Monitoring, Telemetry, Grafana and Alerts

Chronix includes a large monitoring and telemetry layer around the trading system.

Grafana is the main surface for historical and operational dashboards:

connector health;
feed status;
latency metrics;
order round-trip metrics;
rate-limit state;
account and exposure metrics;
strategy business metrics;
algo runtime status;
algo administration views: status, parameters, pauses/stops, inventory, orders, risk events and rate-limit state;
technical service status;
error and event timelines;
historical risk and execution analytics.

Telemetry is not only for engineering. It is a business and operations layer:

traders see whether a workflow is behaving normally;
risk managers see exposure and limit state;
operators see service health and alerts;
engineers diagnose latency, reconnects and failure modes;
quants compare strategy behavior across live and historical runs.

Alerts are primarily handled through Grafana alerting, plus lightweight scripts or notification routing where a deployment needs a custom channel or action. This keeps alerting close to the same metrics and event data used for monitoring.
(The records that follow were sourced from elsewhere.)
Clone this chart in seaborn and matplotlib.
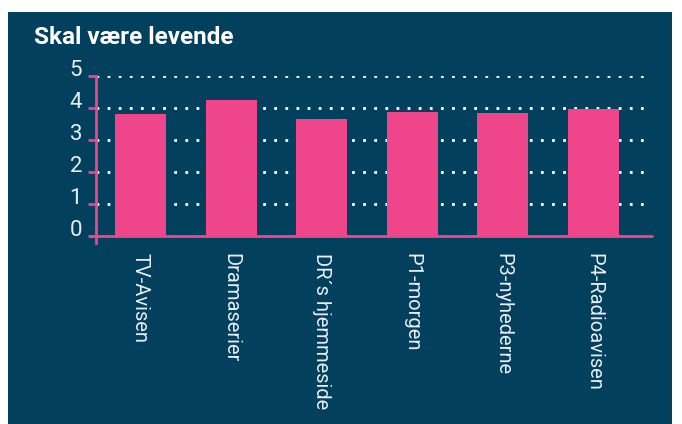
import matplotlib
matplotlib.use("Agg")
import matplotlib.pyplot as plt
import seaborn as sns
import pandas as pd

# data
categories = ["TV-Avisen", "Dramaserier", "DR´s hjemmeside", "P1-morgen", "P3-nyhederne", "P4-Radioavisen"]
values = [3.81, 4.25, 3.66, 3.87, 3.84, 3.97]
y_ticks = [0, 1, 2, 3, 4, 5]
title = "Skal være levende"

bg = "#02405E"
pink = "#EF468B"
txt = "#E8EEF2"

sns.set_theme(style="white")
plt.rcParams["font.family"] = ["Roboto", "DejaVu Sans"]

df = pd.DataFrame({"kategori": categories, "score": values})

fig = plt.figure(figsize=(6.82, 4.24), dpi=100)
fig.patch.set_facecolor("white")
# dark panel behind the chart
panel = plt.Rectangle((8 / 682, 0), 664 / 682, 412 / 424,
                      transform=fig.transFigure, facecolor=bg,
                      edgecolor="none", zorder=-5)
fig.add_artist(panel)

ax = fig.add_axes([96 / 682, 181 / 424, 556 / 682, 167 / 424])
ax.set_zorder(2)
ax.set_facecolor("none")

sns.barplot(data=df, x="kategori", y="score", color=pink, saturation=1,
            width=0.563, linewidth=0, edgecolor="none", ax=ax, zorder=3)

ax.set_xlim(-0.491, 5.646)
ax.set_ylim(-0.22, 5)

# dotted gridlines
for t in y_ticks[1:]:
    ax.axhline(t, color="white", linestyle=(0, (1, 3)), linewidth=2, zorder=1)

# baseline, slightly past the y-axis
ax.axhline(0, xmin=-0.011, xmax=1, color=pink, linewidth=2, clip_on=False, zorder=4)

for s in ["top", "right", "bottom"]:
    ax.spines[s].set_visible(False)
ax.spines["left"].set_color(pink)
ax.spines["left"].set_linewidth(2)

ax.set_yticks(y_ticks)
ax.set_yticklabels([str(t) for t in y_ticks], fontsize=16, color=txt,
                   va="baseline")
ax.tick_params(axis="y", which="both", left=True, length=6, width=2, color=pink, pad=4)
ax.tick_params(axis="x", bottom=False, pad=1)
ax.set_xticks(range(len(categories)))
ax.set_xticklabels(categories, rotation=270, fontsize=14.5, color=txt,
                   ha="center", va="top")
ax.set_xlabel("")
ax.set_ylabel("")

fig.text(34 / 682, 1 - 44 / 424, title, fontsize=17.5, fontweight="bold",
         color="white", ha="left", va="baseline")

fig.savefig("out.png", dpi=100, facecolor=fig.get_facecolor())
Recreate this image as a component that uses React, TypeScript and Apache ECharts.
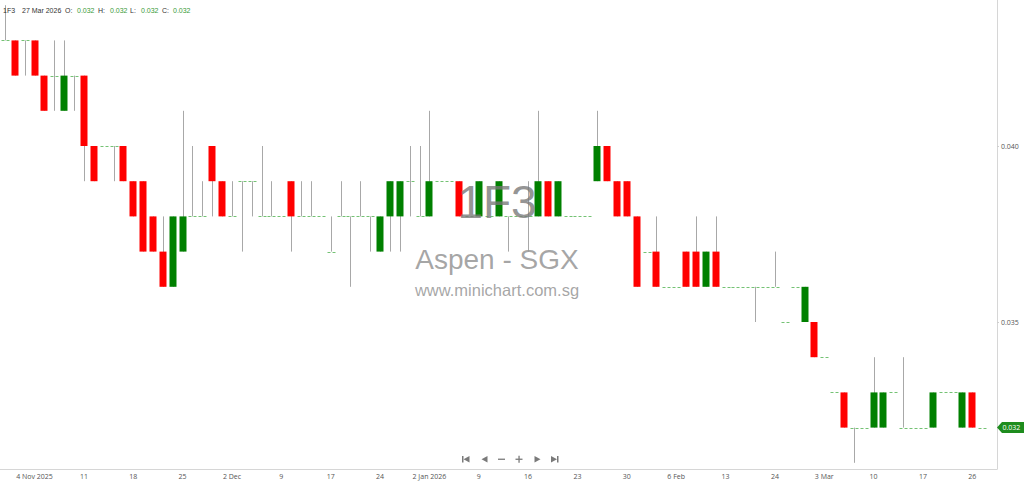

Alerts convert abnormal states into action:

risk alerts;
connector health alerts;
latency and rate-limit alerts;
strategy error alerts;
execution/order-state alerts;
formula-based market condition alerts;
acknowledgement, silence, resolution and escalation flows.

Chronix should not be allowed to sit silently in an abnormal state. The goal is to surface failures, degradation and unsafe conditions quickly enough that a desk can act.